Mr Justice Hildyard said in July that HP had suffered damages of around £740m as a result of Lynch and former Autonomy finance chief Sushovan Hussain inflating the company’s value with a series of accounting tricks.
A final award is due to be determined based on interest due to HP since the deal was completed, as well as legal costs and foreign exchange conversions.
HP claims that it is owed more than $760m (£578m) in interest, as well as almost £120m in legal fees.
Lynch’s estate, which is being managed by Jeremy Sandelson, a Clifford Chance lawyer, is disputing the company’s figures.
The trial that led to the judgment was one of the longest in English legal history. Mr Hussain settled with HP separately for £78m earlier this year.
Lynch’s estate has sought permission to challenge both the estimation of the damages and the finding that the vehicle HP used to acquire Autonomy was deceived.

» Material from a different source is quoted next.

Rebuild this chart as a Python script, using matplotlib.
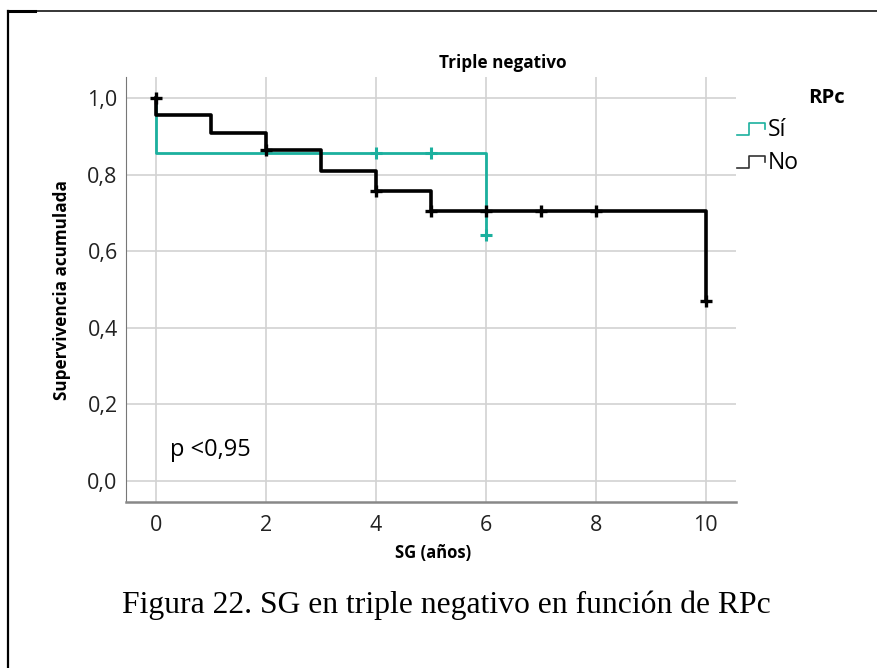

A spokesman for the Lynch family said: “Today’s hearing addresses technical matters that change nothing about the underlying substance of the case. The core facts remain that HP’s claim was fundamentally flawed and a wild overstatement.
“By any account, including the court’s, HP’s own mismanagement destroyed the vast majority of Autonomy’s value. Dr Lynch’s acquittal in the US criminal trial exposed the truth when witnesses were properly cross-examined.”
HP said: “We are pleased that this hearing brings us a step closer to the resolution of this dispute.”